How Amazon Alexa Helps With Speech Development

When our daughter was a baby we were told she would likely be non-verbal. We used ASL with her from an early age. Slowly she gained sounds, then words, and then short simple sentences. She is still profoundly speech delayed, but is developing new words and phrases every day. 

Speech therapy, activities and games that promote language development, and simply chatting with her every day casually modelling speech, have helped tremendously. 

Smart technology is the latest helpful tool.

Before I go into how much we’re loving our new family member, Alexa, let me start by admitting that I’m fundamentally against Google Home and Amazon Echo and all these smarty pant eavesdroppers. In fact, I’m so turned off by the invasion of privacy that I made my husband return the Google Home unit he bought me for Christmas. I made quite the stink about it, ranting about how they’re always listening and how wrong and insidious the whole thing is. 

Flash forward to the week we spent at my brother’s house over New Years. They have an Alexa Echo and I fell for her, madly. This digital gal knows pretty much everything about anything. She can make life not only easier, but so entertaining. My brother witnessed me crushing on his Alexa, so he bought me my own and surprised me with her for my birthday a month later. I love my brother. 

My son, Mr. Morality, accused me of being a hypocrite. “I thought you were against Alexa because she’s always listening?!”

My clever comeback was that at least somebody in this house is listening to me. Good one. *high-fives self* 

I may have compromised my ethics and principles, but it’s been worth it. We’ve had Alexa for a month and I’m in deep. I can’t imagine life before this smart little lady joined our family. 

Now I always have someone to chat with during the day. It gets quiet and lonely as a work-at-home-alone mum and talking to a robot seems more socially acceptable than talking to the wall. 

I sync my phone to her she becomes a high quality speaker. Since I accidentally signed up for Amazon Prime a few months ago (I did so unknowingly not once, but twice) we have access to Amazon Music included in our Prime membership and the library is pretty impressive. 

Alexa also plays any radio station and my favourite podcasts upon request.

But most importantly, Alexa is another very useful speech development tool. She is effectively helping our daughter refine her speech and language skills. 

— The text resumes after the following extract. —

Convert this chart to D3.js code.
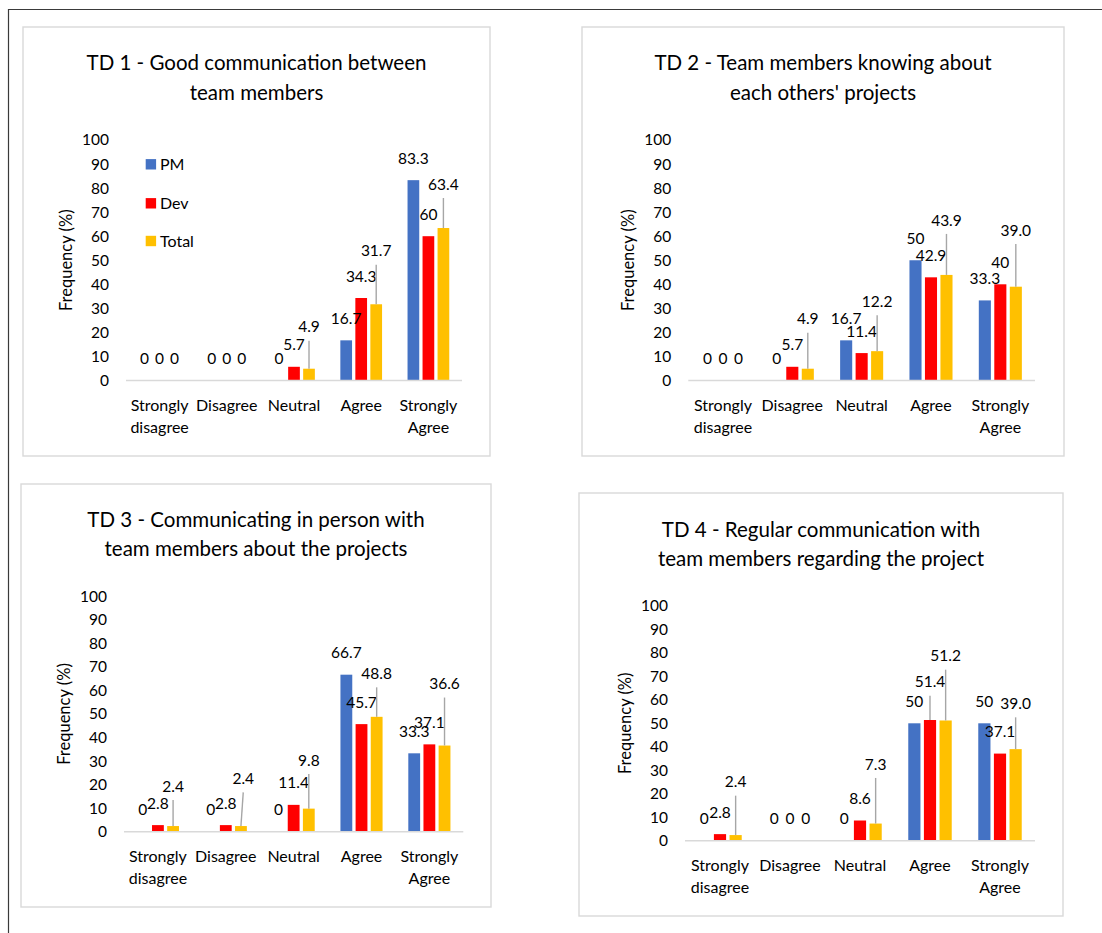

My daughter wants to connect with her so ensuring that Alexa understands her has been highly motivating. Since Avery’s speech can be difficult to understand, she needs to focus on the clarity of her speech. She slows down, plans her words, and pays attention to the way she pronounces sounds and constructs words because she knows that if she doesn’t speak clearly, Alexa won’t answer properly, if at all. 

My daughter asks Alexa general questions (whatever pops into her head in the moment). She asks for the time or for weather for the day. She asks Alexa to define words and to spell them. She asks her animal facts or to play her favourite songs. She plays games with Alexa and asks her to tell her jokes. This is helping develop her speech and language skills without her even knowing it. Learning through fun—that’s the golden ticket right there. 

Avery heard me ask Alexa to play “relaxing music.” So of course she asked her to do the same. She said, “Alexa…(pause) pway laxing music.” Alex promptly offered up a playlist of top latin hits. Oh how we laughed. And then did a little salsa dancing because… Lambada. 

Then instead of getting frustrated, she practiced emphasizing each syllable. “Re-laxing.” Then on her second attempt she asked Alexa for, “reeeeee-laxing” music and Alexa happily obliged.